Windows Update has been a critical tool for Microsoft’s security since before the TWC memo, when it was first pressed into service during the Code Red attacks of 2001. After it showed its usefulness in helping counter those attacks, it became a central pillar in Microsoft’s security tactics and strategy and made its way into Gates’ memo.

While expanding Windows Update’s scope of protection like Microsoft is doing with Pluton is so logical that it seems unremarkable, that masks the significant legal, logistical, and technological difficulties this move entails. Put another way, this is a move that has literally been nearly 20 years in the making. It will happen at great cost, obligation hassle and expense for Microsoft. And this is a move that has, at best, indirect financial benefit for the company, so it’s driven by trust rather than dollars.

Six years ago, Microsoft split up the Trustworthy Computing group.

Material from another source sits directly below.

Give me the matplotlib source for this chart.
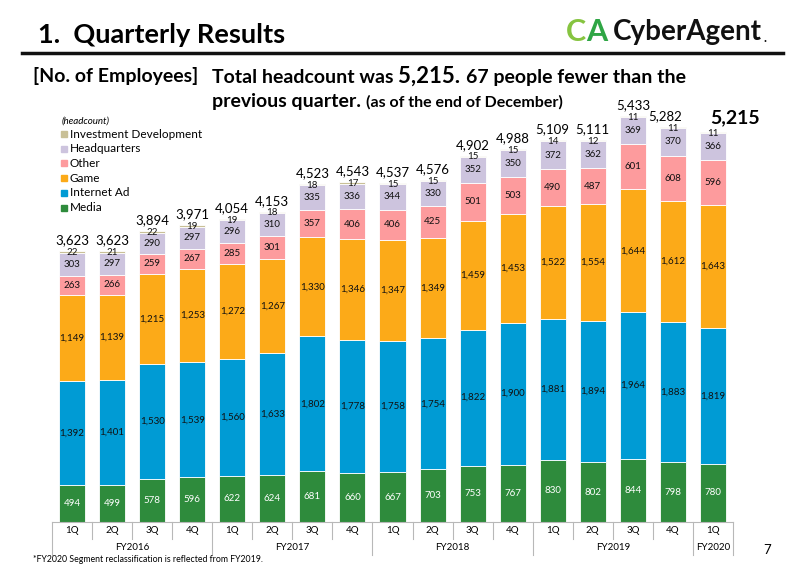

At the time, I wrote, “this [split up] could be a good thing for security and privacy at Microsoft…the truth of what this means will be shown in actions and not words.” The Pluton announcement shows that while there may not be a TWC group, the ideas and ideals from the TWC memo are still a part of Microsoft. And it shows that we should not mistake the new Microsoft’s gentleness for weakness: it still has the ability to single-handedly move the industry.